Nasdaq Can Now Block Hype-Driven Companies from Listing
Published Date: 12/29/2025
Notice
Summary
Nasdaq is getting new powers to say no to companies trying to list their stocks, even if they meet all the usual rules. This change helps Nasdaq keep the market safer from sketchy trading and social media hype that can mess with stock prices. The new rule started right away on December 12, 2025, and affects companies wanting to join Nasdaq’s stock market.
Analyzed Economic Effects
4 provisions identified: 0 benefits, 4 costs, 0 mixed.
Nasdaq Can Deny Listings That Meet Rules
Nasdaq now has limited authority to deny an initial listing even when an applicant meets all stated listing requirements. The rule became operative upon filing on December 12, 2025 and applies to companies currently in the Nasdaq application process.
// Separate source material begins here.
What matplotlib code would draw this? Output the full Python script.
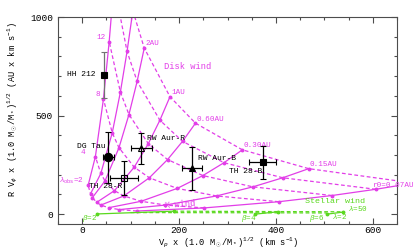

Denial Based on Foreign Jurisdiction Risks
Nasdaq may deny listing based on where a company or influential persons are located, including considerations such as availability of legal remedies to U.S. shareholders, blocking statutes, data privacy laws, ability to conduct due diligence, and regulator transparency. These jurisdictional factors are among the non-exclusive factors Nasdaq will consider under IM-5101-3.
Denial Based on Company Advisors' Histories
Nasdaq may deny listing if the company's advisors (including auditors, underwriters, law firms, brokers, clearing firms, or other professional service providers) have concerning regulatory histories or were involved in prior transactions with problematic or volatile trading. Nasdaq will consider whether advisors were reviewed by regulators, are newly formed with principals who have prior regulatory history, or were involved in prior troubled transactions.
Denial Based on Share Distribution and Liquidity
Nasdaq may deny listing where the expected public float or share dissemination—based on underwriter, broker, and clearing allocations and prior deals involving those service providers—raises concerns about adequate liquidity or concentration. Nasdaq will review expected allocations at the time of the IPO and post-offering as a factor under IM-5101-3.